What the exercise asks :: Take every line from the material that has the word "chart" in it.
--- start Input ---
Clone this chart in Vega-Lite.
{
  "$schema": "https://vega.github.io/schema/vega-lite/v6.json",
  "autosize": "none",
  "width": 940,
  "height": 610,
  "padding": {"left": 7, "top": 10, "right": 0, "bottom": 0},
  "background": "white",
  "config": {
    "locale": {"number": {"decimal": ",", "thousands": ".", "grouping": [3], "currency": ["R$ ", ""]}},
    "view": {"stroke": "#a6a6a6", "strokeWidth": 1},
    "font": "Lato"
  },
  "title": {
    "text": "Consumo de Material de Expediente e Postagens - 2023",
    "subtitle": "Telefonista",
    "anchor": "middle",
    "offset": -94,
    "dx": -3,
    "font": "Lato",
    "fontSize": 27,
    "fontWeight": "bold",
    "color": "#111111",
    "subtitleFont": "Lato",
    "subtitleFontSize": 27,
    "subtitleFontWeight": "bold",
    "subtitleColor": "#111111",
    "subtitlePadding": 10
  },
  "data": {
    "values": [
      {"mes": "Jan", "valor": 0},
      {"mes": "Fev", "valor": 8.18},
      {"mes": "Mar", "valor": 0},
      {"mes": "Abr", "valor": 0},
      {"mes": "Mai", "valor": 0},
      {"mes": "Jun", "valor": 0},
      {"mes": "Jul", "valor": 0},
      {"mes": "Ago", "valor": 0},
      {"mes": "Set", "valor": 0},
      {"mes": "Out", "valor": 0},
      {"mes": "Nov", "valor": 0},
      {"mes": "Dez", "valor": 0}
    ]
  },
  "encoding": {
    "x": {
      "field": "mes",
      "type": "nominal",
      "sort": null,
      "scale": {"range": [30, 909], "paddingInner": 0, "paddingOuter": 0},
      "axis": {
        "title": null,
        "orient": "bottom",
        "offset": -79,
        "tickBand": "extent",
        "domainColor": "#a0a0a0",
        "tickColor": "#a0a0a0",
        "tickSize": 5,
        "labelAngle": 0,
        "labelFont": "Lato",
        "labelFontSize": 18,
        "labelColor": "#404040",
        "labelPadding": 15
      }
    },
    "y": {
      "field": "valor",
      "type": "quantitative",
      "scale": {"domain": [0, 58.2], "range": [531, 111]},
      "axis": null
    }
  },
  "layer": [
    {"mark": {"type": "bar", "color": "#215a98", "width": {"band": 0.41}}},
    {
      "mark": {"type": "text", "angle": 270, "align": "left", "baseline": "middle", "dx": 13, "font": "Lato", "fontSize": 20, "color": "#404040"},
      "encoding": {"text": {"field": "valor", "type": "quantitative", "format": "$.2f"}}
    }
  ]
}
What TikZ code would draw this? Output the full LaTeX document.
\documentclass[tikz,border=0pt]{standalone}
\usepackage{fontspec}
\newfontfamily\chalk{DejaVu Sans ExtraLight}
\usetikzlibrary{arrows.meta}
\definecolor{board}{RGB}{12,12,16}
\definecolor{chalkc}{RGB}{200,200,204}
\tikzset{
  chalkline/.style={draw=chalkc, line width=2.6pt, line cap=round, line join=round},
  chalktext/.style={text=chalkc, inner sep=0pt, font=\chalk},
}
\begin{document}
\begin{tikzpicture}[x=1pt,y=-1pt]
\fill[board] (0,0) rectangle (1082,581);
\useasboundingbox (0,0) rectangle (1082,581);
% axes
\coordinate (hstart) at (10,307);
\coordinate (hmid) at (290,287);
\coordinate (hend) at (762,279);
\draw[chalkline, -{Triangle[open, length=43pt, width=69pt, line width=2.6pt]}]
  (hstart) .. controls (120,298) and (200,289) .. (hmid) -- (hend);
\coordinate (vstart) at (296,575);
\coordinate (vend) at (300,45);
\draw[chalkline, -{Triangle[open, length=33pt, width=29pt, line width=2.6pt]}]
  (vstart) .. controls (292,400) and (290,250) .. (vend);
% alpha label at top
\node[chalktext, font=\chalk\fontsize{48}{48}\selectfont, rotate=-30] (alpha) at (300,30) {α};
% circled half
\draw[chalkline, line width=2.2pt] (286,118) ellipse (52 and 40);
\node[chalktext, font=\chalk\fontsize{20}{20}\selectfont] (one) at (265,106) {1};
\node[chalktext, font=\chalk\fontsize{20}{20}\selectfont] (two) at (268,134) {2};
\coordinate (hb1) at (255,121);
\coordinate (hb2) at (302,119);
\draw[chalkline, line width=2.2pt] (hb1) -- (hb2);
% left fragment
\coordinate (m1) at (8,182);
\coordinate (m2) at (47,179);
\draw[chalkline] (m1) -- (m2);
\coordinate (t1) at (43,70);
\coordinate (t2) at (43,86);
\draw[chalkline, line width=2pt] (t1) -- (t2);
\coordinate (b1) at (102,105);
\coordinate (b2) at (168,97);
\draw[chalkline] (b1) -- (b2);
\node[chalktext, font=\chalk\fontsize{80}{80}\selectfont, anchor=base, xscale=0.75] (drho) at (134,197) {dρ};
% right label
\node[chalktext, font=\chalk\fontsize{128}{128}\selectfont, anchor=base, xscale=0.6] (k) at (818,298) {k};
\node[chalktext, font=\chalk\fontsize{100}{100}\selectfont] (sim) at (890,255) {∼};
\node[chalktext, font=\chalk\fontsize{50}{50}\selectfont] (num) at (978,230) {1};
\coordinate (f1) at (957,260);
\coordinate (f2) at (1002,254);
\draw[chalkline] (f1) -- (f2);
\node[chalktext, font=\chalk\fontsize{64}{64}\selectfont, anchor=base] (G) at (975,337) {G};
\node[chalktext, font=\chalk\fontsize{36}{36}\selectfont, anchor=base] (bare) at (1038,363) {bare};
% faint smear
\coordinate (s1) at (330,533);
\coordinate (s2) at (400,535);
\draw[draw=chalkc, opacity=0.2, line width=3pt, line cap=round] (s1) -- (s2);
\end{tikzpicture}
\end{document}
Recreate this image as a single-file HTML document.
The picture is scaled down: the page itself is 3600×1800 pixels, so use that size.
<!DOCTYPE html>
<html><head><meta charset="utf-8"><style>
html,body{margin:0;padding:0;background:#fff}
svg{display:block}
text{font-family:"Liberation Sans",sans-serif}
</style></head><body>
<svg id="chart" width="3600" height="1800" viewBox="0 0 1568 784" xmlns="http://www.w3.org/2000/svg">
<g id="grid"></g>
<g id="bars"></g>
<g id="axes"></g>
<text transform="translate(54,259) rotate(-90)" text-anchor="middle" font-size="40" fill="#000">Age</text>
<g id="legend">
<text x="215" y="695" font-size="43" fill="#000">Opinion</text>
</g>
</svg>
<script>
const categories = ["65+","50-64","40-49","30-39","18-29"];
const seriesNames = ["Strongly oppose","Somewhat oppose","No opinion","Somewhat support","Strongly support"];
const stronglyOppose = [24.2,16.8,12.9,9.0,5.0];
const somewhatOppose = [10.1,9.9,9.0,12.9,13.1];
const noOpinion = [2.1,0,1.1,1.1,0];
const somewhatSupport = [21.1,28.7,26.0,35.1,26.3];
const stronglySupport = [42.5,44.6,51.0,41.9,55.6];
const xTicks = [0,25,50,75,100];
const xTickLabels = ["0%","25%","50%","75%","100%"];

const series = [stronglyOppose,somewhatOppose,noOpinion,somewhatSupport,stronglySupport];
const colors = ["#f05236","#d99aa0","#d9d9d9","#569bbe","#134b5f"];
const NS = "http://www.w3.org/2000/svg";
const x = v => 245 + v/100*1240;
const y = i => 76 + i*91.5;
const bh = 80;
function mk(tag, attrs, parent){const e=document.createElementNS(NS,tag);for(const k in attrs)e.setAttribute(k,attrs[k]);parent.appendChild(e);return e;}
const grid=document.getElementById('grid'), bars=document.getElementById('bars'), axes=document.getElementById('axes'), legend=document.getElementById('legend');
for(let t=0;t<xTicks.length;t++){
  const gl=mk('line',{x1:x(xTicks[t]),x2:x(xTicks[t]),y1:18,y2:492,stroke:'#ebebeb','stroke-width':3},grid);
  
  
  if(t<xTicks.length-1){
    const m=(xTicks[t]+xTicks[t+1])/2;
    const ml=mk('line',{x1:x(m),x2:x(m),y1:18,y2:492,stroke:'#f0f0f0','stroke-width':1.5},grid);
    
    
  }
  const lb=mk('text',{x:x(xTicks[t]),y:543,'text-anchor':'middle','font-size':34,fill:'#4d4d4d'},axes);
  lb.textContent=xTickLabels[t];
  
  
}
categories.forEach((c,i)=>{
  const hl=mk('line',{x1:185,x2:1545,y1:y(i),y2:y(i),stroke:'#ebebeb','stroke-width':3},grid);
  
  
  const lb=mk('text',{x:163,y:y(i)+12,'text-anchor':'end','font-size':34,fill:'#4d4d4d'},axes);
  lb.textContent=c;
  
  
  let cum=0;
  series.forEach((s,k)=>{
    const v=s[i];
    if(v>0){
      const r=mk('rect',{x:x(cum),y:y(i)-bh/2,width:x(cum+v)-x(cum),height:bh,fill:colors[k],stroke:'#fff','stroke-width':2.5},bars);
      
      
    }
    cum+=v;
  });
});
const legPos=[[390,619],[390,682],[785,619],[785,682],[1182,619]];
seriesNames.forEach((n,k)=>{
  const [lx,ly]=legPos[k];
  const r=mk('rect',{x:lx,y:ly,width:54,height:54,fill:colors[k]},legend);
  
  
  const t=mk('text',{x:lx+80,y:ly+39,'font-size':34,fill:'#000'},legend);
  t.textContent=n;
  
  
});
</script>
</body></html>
--- end Input ---
Written solution ::
Clone this chart in Vega-Lite.
<svg id="chart" width="3600" height="1800" viewBox="0 0 1568 784" xmlns="http://www.w3.org/2000/svg">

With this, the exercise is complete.